Hill is also quite good in his first post-weight loss role. After getting an Oscar nomination for his subtle Moneyball performance, he makes strides in refining his comic persona here to the point that he capably carries a sweet romantic subplot with costar Brie Larson. I’m still not sure if he can carry a movie on his own (The Sitter bombed last year), but the fact that he can work so well off of so many varying personalities (Michael Cera, Seth Rogen, Russell Brand, Brad Pitt, and Tatum) is impressive.
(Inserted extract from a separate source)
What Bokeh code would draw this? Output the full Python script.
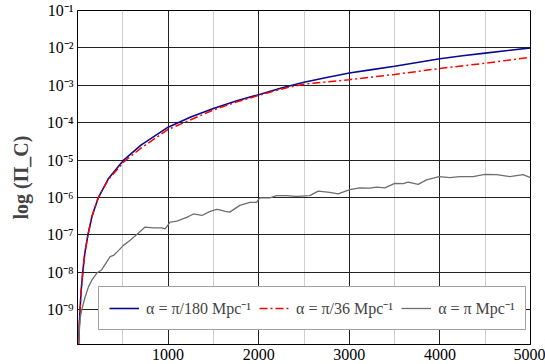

The rest of the cast acquits themselves nicely, with Larson and Dave Franco (brother of James) providing a good amount of pathos in roles that would normally be pure cookie cutter (Franco’s wounded line reading of “But you bought me taco bell” is still cracking me up). Taking a different approach are Ellie Kemper, Ice Cube and Rob Riggle, all of whom play their characters as broadly as possible. While I wasn’t crazy about Kemper or Cube (more so the nature of the characters really), Riggle killed me (it helps that he’s the focal point of two of the movies funniest sight gags).